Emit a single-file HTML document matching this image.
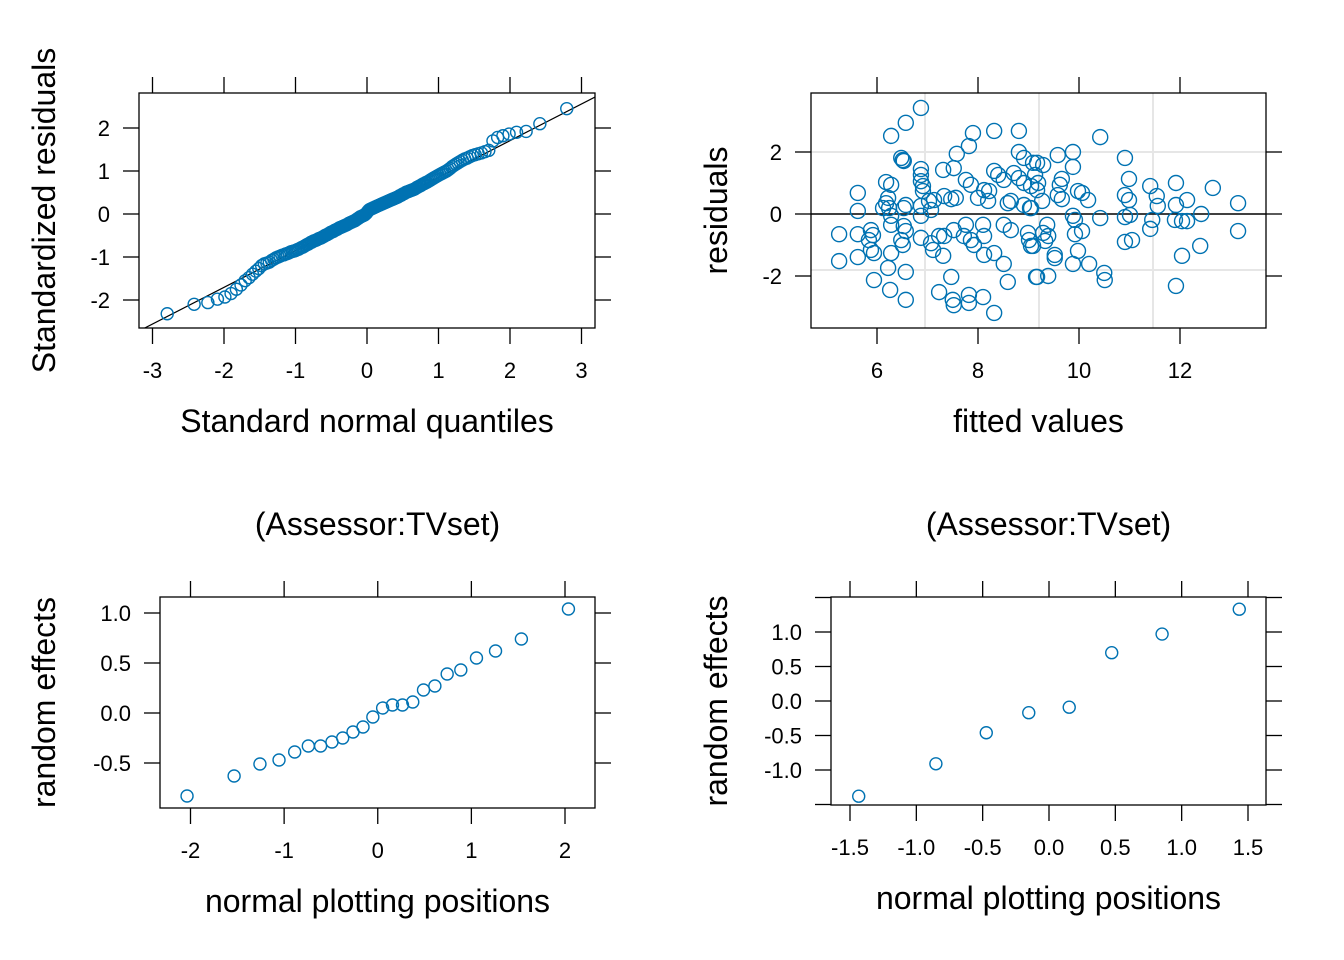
<!DOCTYPE html>
<html><head><meta charset="utf-8"><style>
html,body{margin:0;padding:0;background:#fff;}
svg{display:block;font-family:"Liberation Sans",Arial,sans-serif;}
</style></head><body>
<svg id="chart" width="1344" height="960" viewBox="0 0 1344 960" xmlns="http://www.w3.org/2000/svg"></svg>
<script>
// ---- Panel 1: QQ of standardized residuals (sorted) ----
const qqResiduals = [
-2.32,-2.1,-2.06,-1.98,-1.93,-1.85,-1.75,-1.65,-1.55,-1.48,-1.4,-1.33,-1.27,-1.2,-1.16,-1.14,
-1.12,-1.08,-1.05,-1.02,-1.0,-0.98,-0.96,-0.95,-0.93,-0.92,-0.9,-0.88,-0.87,-0.86,-0.85,-0.83,
-0.82,-0.8,-0.78,-0.77,-0.75,-0.73,-0.71,-0.7,-0.68,-0.66,-0.65,-0.63,-0.62,-0.61,-0.6,-0.58,
-0.57,-0.56,-0.55,-0.53,-0.52,-0.5,-0.49,-0.48,-0.46,-0.45,-0.43,-0.42,-0.41,-0.4,-0.38,-0.37,
-0.36,-0.35,-0.33,-0.32,-0.31,-0.3,-0.29,-0.28,-0.27,-0.26,-0.25,-0.24,-0.22,-0.21,-0.2,-0.19,
-0.18,-0.17,-0.16,-0.15,-0.13,-0.12,-0.1,-0.09,-0.07,-0.06,-0.05,-0.04,-0.03,-0.02,0.0,0.02,
0.05,0.08,0.1,0.11,0.12,0.13,0.14,0.15,0.16,0.17,0.18,0.19,0.2,0.21,0.22,0.23,
0.24,0.25,0.26,0.27,0.28,0.29,0.3,0.31,0.32,0.33,0.34,0.35,0.36,0.37,0.38,0.39,
0.4,0.42,0.43,0.44,0.46,0.47,0.48,0.5,0.51,0.52,0.53,0.54,0.55,0.56,0.57,0.58,
0.6,0.62,0.63,0.65,0.66,0.68,0.7,0.71,0.73,0.74,0.76,0.78,0.8,0.82,0.84,0.86,
0.88,0.9,0.92,0.94,0.96,0.98,1.0,1.03,1.06,1.1,1.13,1.16,1.19,1.22,1.25,1.28,
1.3,1.33,1.36,1.38,1.4,1.42,1.45,1.48,1.7,1.78,1.82,1.86,1.9,1.92,2.1,2.45];
const qqTicksX = [-3,-2,-1,0,1,2,3];
const qqTicksY = [-2,-1,0,1,2];
const qqLineSlope = 0.853;

// ---- Panel 2: residuals vs fitted ----
const fittedValues = [6.87,6.57,6.28,7.90,8.32,8.81,7.82,7.58,8.81,8.91,6.48,6.53,6.51,6.87,7.31,7.52,8.32,8.40,8.51,9.09,6.87,6.87,6.91,6.91,6.18,6.28,7.76,7.86,8.12,8.22,8.71,8.81,8.91,9.05,5.62,6.22,6.18,6.24,6.57,7.03,7.13,7.33,7.47,7.56,8.00,8.20,8.59,8.65,8.91,9.05,5.62,6.12,6.53,6.87,7.07,6.87,6.28,5.25,5.62,5.88,5.92,5.84,6.28,6.53,6.57,6.48,6.51,6.87,7.07,7.11,7.23,7.33,7.52,7.76,8.10,7.72,7.86,7.92,8.12,8.51,8.65,8.99,9.01,9.05,5.25,5.62,5.88,5.94,6.28,6.22,6.57,7.31,8.12,8.32,8.51,5.94,6.26,6.57,7.23,7.47,7.50,7.52,7.82,7.82,8.10,8.32,8.59,9.15,
10.42,9.58,9.88,10.91,9.88,9.17,9.29,9.13,9.19,9.17,9.66,9.62,10.99,11.41,11.92,12.65,9.58,9.66,9.98,10.06,10.18,10.91,10.99,11.54,11.56,11.92,12.14,13.15,9.27,9.03,9.88,9.92,10.42,10.91,11.01,11.45,11.41,11.90,12.04,12.14,12.42,13.15,9.37,9.29,9.39,9.33,9.09,9.92,10.06,10.91,11.05,12.40,12.04,9.52,9.52,9.98,9.88,10.20,10.50,10.51,9.17,9.39,11.92];
const rawResiduals = [3.42,2.94,2.52,2.61,2.68,2.68,2.19,1.94,2.00,1.81,1.81,1.71,1.74,1.45,1.42,1.48,1.39,1.26,1.10,1.65,1.26,1.06,0.90,0.74,1.03,0.94,1.10,0.94,0.77,0.74,1.32,1.16,1.00,0.90,0.68,0.52,0.35,0.19,0.29,0.42,0.45,0.58,0.48,0.52,0.52,0.42,0.35,0.42,0.29,0.19,0.10,0.19,0.19,0.26,0.13,-0.06,-0.06,-0.65,-0.65,-0.52,-0.68,-0.84,-0.35,-0.39,-0.55,-0.84,-1.00,-0.77,-0.94,-1.16,-0.71,-0.71,-0.52,-0.35,-0.35,-0.71,-0.84,-1.00,-0.71,-0.35,-0.52,-0.61,-0.84,-1.03,-1.52,-1.39,-1.16,-1.26,-1.26,-1.74,-1.87,-1.35,-1.32,-1.26,-1.61,-2.13,-2.45,-2.77,-2.52,-2.03,-2.77,-2.94,-2.61,-2.87,-2.68,-3.19,-2.19,-2.03,
2.48,1.90,2.00,1.81,1.52,1.65,1.58,1.26,1.00,0.77,1.13,0.94,1.13,0.90,1.00,0.84,0.61,0.48,0.74,0.68,0.45,0.61,0.45,0.58,0.26,0.29,0.45,0.35,0.42,0.19,-0.06,-0.19,-0.13,-0.10,-0.03,-0.19,-0.48,-0.19,-0.23,-0.23,0.00,-0.55,-0.35,-0.61,-0.71,-0.87,-1.03,-0.65,-0.55,-0.90,-0.84,-1.03,-1.35,-1.32,-1.42,-1.19,-1.61,-1.61,-1.90,-2.13,-2.03,-2.00,-2.32];
const fitTicksX = [6,8,10,12];
const fitTicksY = [-2,0,2];

// ---- Panel 3: random effects Assessor:TVset ----
const reAT = [-0.83,-0.63,-0.51,-0.47,-0.39,-0.33,-0.33,-0.29,-0.25,-0.19,-0.14,-0.04,0.05,0.08,0.08,0.11,0.23,0.27,0.39,0.43,0.55,0.62,0.74,1.04];
const reATTicksX = [-2,-1,0,1,2];
const reATTicksY = [-0.5,0.0,0.5,1.0];
const reATTickLabels = ["-0.5","0.0","0.5","1.0"];

// ---- Panel 4: random effects Assessor ----
const reA = [-1.38,-0.91,-0.46,-0.17,-0.09,0.70,0.97,1.33];
const reATicksX = [-1.5,-1.0,-0.5,0.0,0.5,1.0,1.5];
const reATickLabelsX = ["-1.5","-1.0","-0.5","0.0","0.5","1.0","1.5"];
const reATicksY = [-1.5,-1.0,-0.5,0.0,0.5,1.0,1.5];
const reATickLabelsY = ["","-1.0","-0.5","0.0","0.5","1.0",""];

const NS="http://www.w3.org/2000/svg";
const svg=document.getElementById('chart');
const BLUE="#0072B2";
const TICKFS=22, TITLEFS=32;
function mk(tag,attrs,parent){const e=document.createElementNS(NS,tag);for(const k in attrs)e.setAttribute(k,attrs[k]);(parent||svg).appendChild(e);return e;}
function txt(s,attrs,parent){const e=mk('text',attrs,parent);e.textContent=s;return e;}
function lin(d0,d1,r0,r1){return v=>r0+(v-d0)*(r1-r0)/(d1-d0);}
function qnorm(p){// Acklam
 const a=[-39.69683028665376,220.9460984245205,-275.9285104469687,138.357751867269,-30.66479806614716,2.506628277459239];
 const b=[-54.47609879822406,161.5858368580409,-155.6989798598866,66.80131188771972,-13.28068155288572];
 const c=[-0.007784894002430293,-0.3223964580411365,-2.400758277161838,-2.549732539343734,4.374664141464968,2.938163982698783];
 const d=[0.007784695709041462,0.3224671290700398,2.445134137142996,3.754408661907416];
 let q,r;
 if(p<0.02425){q=Math.sqrt(-2*Math.log(p));return (((((c[0]*q+c[1])*q+c[2])*q+c[3])*q+c[4])*q+c[5])/((((d[0]*q+d[1])*q+d[2])*q+d[3])*q+1);}
 if(p>1-0.02425){q=Math.sqrt(-2*Math.log(1-p));return -(((((c[0]*q+c[1])*q+c[2])*q+c[3])*q+c[4])*q+c[5])/((((d[0]*q+d[1])*q+d[2])*q+d[3])*q+1);}
 q=p-0.5;r=q*q;return (((((a[0]*r+a[1])*r+a[2])*r+a[3])*r+a[4])*r+a[5])*q/(((((b[0]*r+b[1])*r+b[2])*r+b[3])*r+b[4])*r+1);
}
function ppoints(n){const a=n<=10?3/8:0.5;const o=[];for(let i=1;i<=n;i++)o.push((i-a)/(n+1-2*a));return o;}

function panel(name,box,sx,sy,xt,xl,yt,yl,xtitle,ytitle,ytitleX,title){
 const g=mk('g',{});
 
 
 const [L,T,R,B]=box;
 const tl=16;
 xt.forEach((v,i)=>{const x=sx(v);
  const t1=mk('line',{x1:x,y1:T-tl,x2:x,y2:T,stroke:'#000','stroke-width':1.3},g);
  
  const t2=mk('line',{x1:x,y1:B,x2:x,y2:B+tl,stroke:'#000','stroke-width':1.3},g);
  
  if(xl[i]!==''){const l=txt(xl[i],{x:x,y:B+50,'font-size':TICKFS,'text-anchor':'middle'},g);
  }
 });
 yt.forEach((v,i)=>{const y=sy(v);
  const t1=mk('line',{x1:L-tl,y1:y,x2:L,y2:y,stroke:'#000','stroke-width':1.3},g);
  
  const t2=mk('line',{x1:R,y1:y,x2:R+tl,y2:y,stroke:'#000','stroke-width':1.3},g);
  
  if(yl[i]!==''){const l=txt(yl[i],{x:L-29,y:y+8,'font-size':TICKFS,'text-anchor':'end'},g);
  }
 });
 const xtt=txt(xtitle,{x:(L+R)/2,y:B+104,'font-size':TITLEFS,'text-anchor':'middle'},g);
 
 const cy=(T+B)/2;
 const ytt=txt(ytitle,{x:ytitleX,y:cy,'font-size':TITLEFS,'text-anchor':'middle',transform:`rotate(-90 ${ytitleX} ${cy})`},g);
 
 if(title){const tt=txt(title,{x:(L+R)/2,y:T-62,'font-size':TITLEFS,'text-anchor':'middle'},g);
  }
 return g;
}
function frame(g,box){const [L,T,R,B]=box;
 const f=mk('rect',{x:L,y:T,width:R-L,height:B-T,fill:'none',stroke:'#000','stroke-width':1.3},g);
 }
function pts(g,xs,ys,sx,sy,r,nm){
 xs.forEach((x,i)=>{const c=mk('circle',{cx:sx(x),cy:sy(ys[i]),r:r,fill:'none',stroke:BLUE,'stroke-width':1.4},g);
  
  });
}

// Panel 1
{const box=[139,93,595,328];
 const sx=lin(-3,3,152.5,581.5), sy=lin(-2,2,300,128);
 const g=panel('qq-residuals-panel',box,sx,sy,qqTicksX,qqTicksX.map(String),qqTicksY,qqTicksY.map(String),'Standard normal quantiles','Standardized residuals',55);
 const clip=mk('clipPath',{id:'c1'},g);mk('rect',{x:139,y:93,width:456,height:235},clip);
 const x0=-3.2,x1=3.3;
 const ref=mk('line',{x1:sx(x0),y1:sy(x0*qqLineSlope),x2:sx(x1),y2:sy(x1*qqLineSlope),stroke:'#000','stroke-width':1.2,'clip-path':'url(#c1)'},g);
 
 const qx=ppoints(qqResiduals.length).map(qnorm);
 pts(g,qx,qqResiduals,sx,sy,6,'qq-point');
 frame(g,box);}

// Panel 2
{const box=[811,93,1266,328];
 const sx=lin(6,12,877,1180), sy=lin(-2,2,276,152);
 const g=panel('residuals-vs-fitted-panel',box,sx,sy,fitTicksX,fitTicksX.map(String),fitTicksY,fitTicksY.map(String),'fitted values','residuals',727);
 [925,1039,1153].forEach(x=>{const l=mk('line',{x1:x,y1:93,x2:x,y2:328,stroke:'#e6e6e6','stroke-width':2},g);
  });
 [152,270].forEach(y=>{const l=mk('line',{x1:811,y1:y,x2:1266,y2:y,stroke:'#e6e6e6','stroke-width':2},g);
  });
 const z=mk('line',{x1:811,y1:sy(0),x2:1266,y2:sy(0),stroke:'#000','stroke-width':1.5},g);
 
 pts(g,fittedValues,rawResiduals,sx,sy,7.5,'residual-point');
 frame(g,box);}

// Panel 3
{const box=[160,597,595,808];
 const sx=lin(-2,2,190.5,565), sy=lin(0,1,713,613);
 const g=panel('random-effects-assessor-tvset-panel',box,sx,sy,reATTicksX,reATTicksX.map(String),reATTicksY,reATTickLabels,'normal plotting positions','random effects',55,'(Assessor:TVset)');
 pts(g,ppoints(reAT.length).map(qnorm),reAT,sx,sy,6,'random-effect-point');
 frame(g,box);}

// Panel 4
{const box=[831,597,1266,805];
 const sx=lin(-1.5,1.5,850,1248), sy=lin(-1,1,770,632);
 const g=panel('random-effects-assessor-panel',box,sx,sy,reATicksX,reATickLabelsX,reATicksY,reATickLabelsY,'normal plotting positions','random effects',727,'(Assessor:TVset)');
 pts(g,ppoints(reA.length).map(qnorm),reA,sx,sy,6,'random-effect-point');
 frame(g,box);}
</script>
</body></html>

• • • • •

■ WHAT TO WORK ON
Everything from the first line of the listing above through the line that contains "const qqLineSlope = 0.853;" is to be restated word for word, minus the pictures.

■ ANSWER TO THE PROBLEM
Emit a single-file HTML document matching this image.
<!DOCTYPE html>
<html><head><meta charset="utf-8"><style>
html,body{margin:0;padding:0;background:#fff;}
svg{display:block;font-family:"Liberation Sans",Arial,sans-serif;}
</style></head><body>
<svg id="chart" width="1344" height="960" viewBox="0 0 1344 960" xmlns="http://www.w3.org/2000/svg"></svg>
<script>
// ---- Panel 1: QQ of standardized residuals (sorted) ----
const qqResiduals = [
-2.32,-2.1,-2.06,-1.98,-1.93,-1.85,-1.75,-1.65,-1.55,-1.48,-1.4,-1.33,-1.27,-1.2,-1.16,-1.14,
-1.12,-1.08,-1.05,-1.02,-1.0,-0.98,-0.96,-0.95,-0.93,-0.92,-0.9,-0.88,-0.87,-0.86,-0.85,-0.83,
-0.82,-0.8,-0.78,-0.77,-0.75,-0.73,-0.71,-0.7,-0.68,-0.66,-0.65,-0.63,-0.62,-0.61,-0.6,-0.58,
-0.57,-0.56,-0.55,-0.53,-0.52,-0.5,-0.49,-0.48,-0.46,-0.45,-0.43,-0.42,-0.41,-0.4,-0.38,-0.37,
-0.36,-0.35,-0.33,-0.32,-0.31,-0.3,-0.29,-0.28,-0.27,-0.26,-0.25,-0.24,-0.22,-0.21,-0.2,-0.19,
-0.18,-0.17,-0.16,-0.15,-0.13,-0.12,-0.1,-0.09,-0.07,-0.06,-0.05,-0.04,-0.03,-0.02,0.0,0.02,
0.05,0.08,0.1,0.11,0.12,0.13,0.14,0.15,0.16,0.17,0.18,0.19,0.2,0.21,0.22,0.23,
0.24,0.25,0.26,0.27,0.28,0.29,0.3,0.31,0.32,0.33,0.34,0.35,0.36,0.37,0.38,0.39,
0.4,0.42,0.43,0.44,0.46,0.47,0.48,0.5,0.51,0.52,0.53,0.54,0.55,0.56,0.57,0.58,
0.6,0.62,0.63,0.65,0.66,0.68,0.7,0.71,0.73,0.74,0.76,0.78,0.8,0.82,0.84,0.86,
0.88,0.9,0.92,0.94,0.96,0.98,1.0,1.03,1.06,1.1,1.13,1.16,1.19,1.22,1.25,1.28,
1.3,1.33,1.36,1.38,1.4,1.42,1.45,1.48,1.7,1.78,1.82,1.86,1.9,1.92,2.1,2.45];
const qqTicksX = [-3,-2,-1,0,1,2,3];
const qqTicksY = [-2,-1,0,1,2];
const qqLineSlope = 0.853;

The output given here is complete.